__Required work__:
Restate the listing that follows word for word, without its pictures.
- - -
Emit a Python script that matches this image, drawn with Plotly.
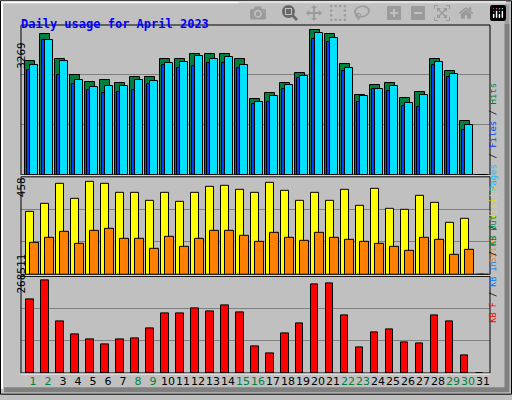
import plotly.graph_objects as go

days = list(range(1, 32))
weekend = {1, 2, 8, 9, 15, 16, 22, 23, 29, 30}

hits = [2558, 3180, 2624, 2246, 2090, 2135, 2068, 2202, 2202, 2602, 2602, 2735, 2735, 2735, 2602,
        1712, 1846, 2068, 2290, 3269, 3180, 2491, 1801, 2024, 2068, 1735, 1868, 2624, 2335, 1223, 0]
files = [2357, 3047, 2246, 2046, 1913, 1846, 1868, 1913, 2046, 2469, 2402, 2446, 2513, 2513, 2402,
         1601, 1646, 1935, 2180, 3069, 3002, 2335, 1646, 1935, 1890, 1557, 1535, 2469, 2202, 1001, 0]
pages = [2469, 3047, 2558, 2135, 1979, 2002, 2002, 2135, 2113, 2513, 2535, 2691, 2624, 2669, 2469,
         1646, 1779, 2024, 2224, 3203, 3091, 2402, 1779, 1935, 2002, 1624, 1801, 2535, 2268, 1134, 0]
visits = [310, 349, 448, 374, 458, 448, 403, 403, 364, 403, 359, 403, 433, 438, 418,
          403, 453, 413, 364, 403, 364, 418, 339, 423, 325, 320, 389, 354, 256, 276, 0]
sites = [157, 182, 212, 153, 216, 226, 177, 177, 128, 187, 138, 177, 216, 216, 192,
         162, 207, 182, 167, 207, 182, 172, 162, 153, 138, 118, 182, 172, 98, 123, 0]
kbytes = [212500, 268511, 150500, 112100, 97400, 82600, 97400, 100300, 129800, 174100, 174100,
          188900, 180000, 194800, 177100, 76700, 56100, 115100, 144600, 256700, 259700, 168200,
          73800, 118000, 126900, 88500, 85600, 168200, 150500, 50200, 0]

W, H = 512, 400
L, R, T, B = 21, 22, 25, 22
PW, PH = W - L - R, H - T - B


def px(x):
    return (x - L) / PW


def py(y):
    return (H - B - y) / PH


def shift(vals, d):
    return [v + d for v in vals]


line = dict(color="black", width=1)
fig = go.Figure()
fig.add_trace(go.Bar(x=shift(days, -0.2), y=hits, width=0.68, marker=dict(color="#008040", line=line),
                     name="Hits", yaxis="y"))
fig.add_trace(go.Bar(x=shift(days, -0.3), y=files, width=0.22, marker=dict(color="#0040FF", line=line),
                     name="Files", yaxis="y"))
fig.add_trace(go.Bar(x=shift(days, 0.05), y=pages, width=0.55, marker=dict(color="#00E0FF", line=line),
                     name="Pages", yaxis="y"))
fig.add_trace(go.Bar(x=shift(days, -0.2), y=visits, width=0.55, marker=dict(color="#FFFF00", line=line),
                     name="Visits", yaxis="y2"))
fig.add_trace(go.Bar(x=shift(days, 0.1), y=sites, width=0.55, marker=dict(color="#FF8000", line=line),
                     name="Sites", yaxis="y2"))
fig.add_trace(go.Bar(x=shift(days, -0.2), y=kbytes, width=0.47, marker=dict(color="#FF0000", line=line),
                     name="KB F", yaxis="y3"))

ymax1, ymax2, ymax3 = 3380, 483, 280300
ticktext = ['<span style="color:%s">%d</span>' % ("#008040" if d in weekend else "black", d) for d in days]

ax = dict(showline=False, zeroline=False, showticklabels=False, gridcolor="#808080", gridwidth=1)
fig.update_layout(
    width=W, height=H, margin=dict(l=L, r=R, t=T, b=B),
    paper_bgcolor="#C0C0C0", plot_bgcolor="#C0C0C0",
    barmode="overlay", bargap=0, showlegend=False,
    font=dict(family="DejaVu Sans Mono", size=11, color="black"),
    xaxis=dict(range=[0.2, 31.47], anchor="y3", tickvals=days, ticktext=ticktext, tickangle=0,
               showgrid=False, zeroline=False, ticks="",
               tickfont=dict(size=11, family="Liberation Sans Narrow, DejaVu Sans")),
    yaxis=dict(domain=[py(177), 1], range=[0, ymax1], tickvals=[ymax1 / 3, ymax1 * 2 / 3], **ax),
    yaxis2=dict(domain=[py(278), py(179)], range=[0, ymax2], tickvals=[ymax2 / 3, ymax2 * 2 / 3], **ax),
    yaxis3=dict(domain=[0, py(280)], range=[0, ymax3], tickvals=[ymax3 / 3, ymax3 * 2 / 3], **ax),
)

shapes = []
# outer frame
shapes.append(dict(type="rect", xref="paper", yref="paper", x0=px(0.5), x1=px(W - 0.5), y0=py(H - 0.5), y1=py(0.5),
                   line=dict(color="black", width=1), layer="below"))
shapes.append(dict(type="path", xref="paper", yref="paper",
                   path="M %f %f L %f %f L %f %f" % (px(2), py(H - 6), px(2), py(2), px(W - 6), py(2)),
                   line=dict(color="white", width=2)))
shapes.append(dict(type="path", xref="paper", yref="paper",
                   path="M %f %f L %f %f L %f %f" % (px(W - 5), py(4), px(W - 5), py(H - 5), px(4), py(H - 5)),
                   line=dict(color="#808080", width=5)))
for y0, y1 in [(25, 177), (179, 278), (280, 378)]:
    shapes.append(dict(type="rect", xref="paper", yref="paper", x0=0, x1=1, y0=py(y1), y1=py(y0),
                       line=dict(color="black", width=1)))
    shapes.append(dict(type="line", xref="paper", yref="paper", x0=0, x1=1, y0=py(y1 + 1), y1=py(y1 + 1),
                       line=dict(color="white", width=1)))
fig.update_layout(shapes=shapes)

side = dict(size=9, family="DejaVu Sans Mono")
ann = [
    dict(x=px(19), y=py(15), text="<b>Daily usage for April 2023</b>", xanchor="left",
         font=dict(color="#0000FF", size=12, family="DejaVu Sans Mono")),
    dict(x=px(13), y=py(40), text="3269", textangle=-90),
    dict(x=px(13), y=py(190), text="458", textangle=-90),
    dict(x=px(13), y=py(300), text="268511", textangle=-90),
    dict(x=px(500), y=py(82), textangle=-90, font=side,
         text='<span style="color:#00C0FF">Pages</span> / <span style="color:#0040FF">Files</span>'
              ' / <span style="color:#008040">Hits</span>'),
    dict(x=px(500), y=py(228), textangle=-90, font=side,
         text='<span style="color:#FF8000">Sites</span> / <span style="color:#E0E000">Visits</span>'),
    dict(x=px(500), y=py(329), textangle=-90, font=dict(size=8.5, family="DejaVu Sans Mono"),
         text='<span style="color:#FF0000">KB F</span> / <span style="color:#0080FF">KB In</span>'
              ' / <span style="color:#008040">KB Out</span>'),
]
for a in ann:
    a.setdefault("xref", "paper")
    a.setdefault("yref", "paper")
    a.setdefault("showarrow", False)
fig.update_layout(annotations=ann)

fig.write_html("out.html", post_script="document.body.style.margin='0';")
- - -
__Final result__:
Emit a Python script that matches this image, drawn with Plotly.
import plotly.graph_objects as go

days = list(range(1, 32))
weekend = {1, 2, 8, 9, 15, 16, 22, 23, 29, 30}

hits = [2558, 3180, 2624, 2246, 2090, 2135, 2068, 2202, 2202, 2602, 2602, 2735, 2735, 2735, 2602,
        1712, 1846, 2068, 2290, 3269, 3180, 2491, 1801, 2024, 2068, 1735, 1868, 2624, 2335, 1223, 0]
files = [2357, 3047, 2246, 2046, 1913, 1846, 1868, 1913, 2046, 2469, 2402, 2446, 2513, 2513, 2402,
         1601, 1646, 1935, 2180, 3069, 3002, 2335, 1646, 1935, 1890, 1557, 1535, 2469, 2202, 1001, 0]
pages = [2469, 3047, 2558, 2135, 1979, 2002, 2002, 2135, 2113, 2513, 2535, 2691, 2624, 2669, 2469,
         1646, 1779, 2024, 2224, 3203, 3091, 2402, 1779, 1935, 2002, 1624, 1801, 2535, 2268, 1134, 0]
visits = [310, 349, 448, 374, 458, 448, 403, 403, 364, 403, 359, 403, 433, 438, 418,
          403, 453, 413, 364, 403, 364, 418, 339, 423, 325, 320, 389, 354, 256, 276, 0]
sites = [157, 182, 212, 153, 216, 226, 177, 177, 128, 187, 138, 177, 216, 216, 192,
         162, 207, 182, 167, 207, 182, 172, 162, 153, 138, 118, 182, 172, 98, 123, 0]
kbytes = [212500, 268511, 150500, 112100, 97400, 82600, 97400, 100300, 129800, 174100, 174100,
          188900, 180000, 194800, 177100, 76700, 56100, 115100, 144600, 256700, 259700, 168200,
          73800, 118000, 126900, 88500, 85600, 168200, 150500, 50200, 0]

W, H = 512, 400
L, R, T, B = 21, 22, 25, 22
PW, PH = W - L - R, H - T - B


def px(x):
    return (x - L) / PW


def py(y):
    return (H - B - y) / PH


def shift(vals, d):
    return [v + d for v in vals]


line = dict(color="black", width=1)
fig = go.Figure()
fig.add_trace(go.Bar(x=shift(days, -0.2), y=hits, width=0.68, marker=dict(color="#008040", line=line),
                     name="Hits", yaxis="y"))
fig.add_trace(go.Bar(x=shift(days, -0.3), y=files, width=0.22, marker=dict(color="#0040FF", line=line),
                     name="Files", yaxis="y"))
fig.add_trace(go.Bar(x=shift(days, 0.05), y=pages, width=0.55, marker=dict(color="#00E0FF", line=line),
                     name="Pages", yaxis="y"))
fig.add_trace(go.Bar(x=shift(days, -0.2), y=visits, width=0.55, marker=dict(color="#FFFF00", line=line),
                     name="Visits", yaxis="y2"))
fig.add_trace(go.Bar(x=shift(days, 0.1), y=sites, width=0.55, marker=dict(color="#FF8000", line=line),
                     name="Sites", yaxis="y2"))
fig.add_trace(go.Bar(x=shift(days, -0.2), y=kbytes, width=0.47, marker=dict(color="#FF0000", line=line),
                     name="KB F", yaxis="y3"))

ymax1, ymax2, ymax3 = 3380, 483, 280300
ticktext = ['<span style="color:%s">%d</span>' % ("#008040" if d in weekend else "black", d) for d in days]

ax = dict(showline=False, zeroline=False, showticklabels=False, gridcolor="#808080", gridwidth=1)
fig.update_layout(
    width=W, height=H, margin=dict(l=L, r=R, t=T, b=B),
    paper_bgcolor="#C0C0C0", plot_bgcolor="#C0C0C0",
    barmode="overlay", bargap=0, showlegend=False,
    font=dict(family="DejaVu Sans Mono", size=11, color="black"),
    xaxis=dict(range=[0.2, 31.47], anchor="y3", tickvals=days, ticktext=ticktext, tickangle=0,
               showgrid=False, zeroline=False, ticks="",
               tickfont=dict(size=11, family="Liberation Sans Narrow, DejaVu Sans")),
    yaxis=dict(domain=[py(177), 1], range=[0, ymax1], tickvals=[ymax1 / 3, ymax1 * 2 / 3], **ax),
    yaxis2=dict(domain=[py(278), py(179)], range=[0, ymax2], tickvals=[ymax2 / 3, ymax2 * 2 / 3], **ax),
    yaxis3=dict(domain=[0, py(280)], range=[0, ymax3], tickvals=[ymax3 / 3, ymax3 * 2 / 3], **ax),
)

shapes = []
# outer frame
shapes.append(dict(type="rect", xref="paper", yref="paper", x0=px(0.5), x1=px(W - 0.5), y0=py(H - 0.5), y1=py(0.5),
                   line=dict(color="black", width=1), layer="below"))
shapes.append(dict(type="path", xref="paper", yref="paper",
                   path="M %f %f L %f %f L %f %f" % (px(2), py(H - 6), px(2), py(2), px(W - 6), py(2)),
                   line=dict(color="white", width=2)))
shapes.append(dict(type="path", xref="paper", yref="paper",
                   path="M %f %f L %f %f L %f %f" % (px(W - 5), py(4), px(W - 5), py(H - 5), px(4), py(H - 5)),
                   line=dict(color="#808080", width=5)))
for y0, y1 in [(25, 177), (179, 278), (280, 378)]:
    shapes.append(dict(type="rect", xref="paper", yref="paper", x0=0, x1=1, y0=py(y1), y1=py(y0),
                       line=dict(color="black", width=1)))
    shapes.append(dict(type="line", xref="paper", yref="paper", x0=0, x1=1, y0=py(y1 + 1), y1=py(y1 + 1),
                       line=dict(color="white", width=1)))
fig.update_layout(shapes=shapes)

side = dict(size=9, family="DejaVu Sans Mono")
ann = [
    dict(x=px(19), y=py(15), text="<b>Daily usage for April 2023</b>", xanchor="left",
         font=dict(color="#0000FF", size=12, family="DejaVu Sans Mono")),
    dict(x=px(13), y=py(40), text="3269", textangle=-90),
    dict(x=px(13), y=py(190), text="458", textangle=-90),
    dict(x=px(13), y=py(300), text="268511", textangle=-90),
    dict(x=px(500), y=py(82), textangle=-90, font=side,
         text='<span style="color:#00C0FF">Pages</span> / <span style="color:#0040FF">Files</span>'
              ' / <span style="color:#008040">Hits</span>'),
    dict(x=px(500), y=py(228), textangle=-90, font=side,
         text='<span style="color:#FF8000">Sites</span> / <span style="color:#E0E000">Visits</span>'),
    dict(x=px(500), y=py(329), textangle=-90, font=dict(size=8.5, family="DejaVu Sans Mono"),
         text='<span style="color:#FF0000">KB F</span> / <span style="color:#0080FF">KB In</span>'
              ' / <span style="color:#008040">KB Out</span>'),
]
for a in ann:
    a.setdefault("xref", "paper")
    a.setdefault("yref", "paper")
    a.setdefault("showarrow", False)
fig.update_layout(annotations=ann)

fig.write_html("out.html", post_script="document.body.style.margin='0';")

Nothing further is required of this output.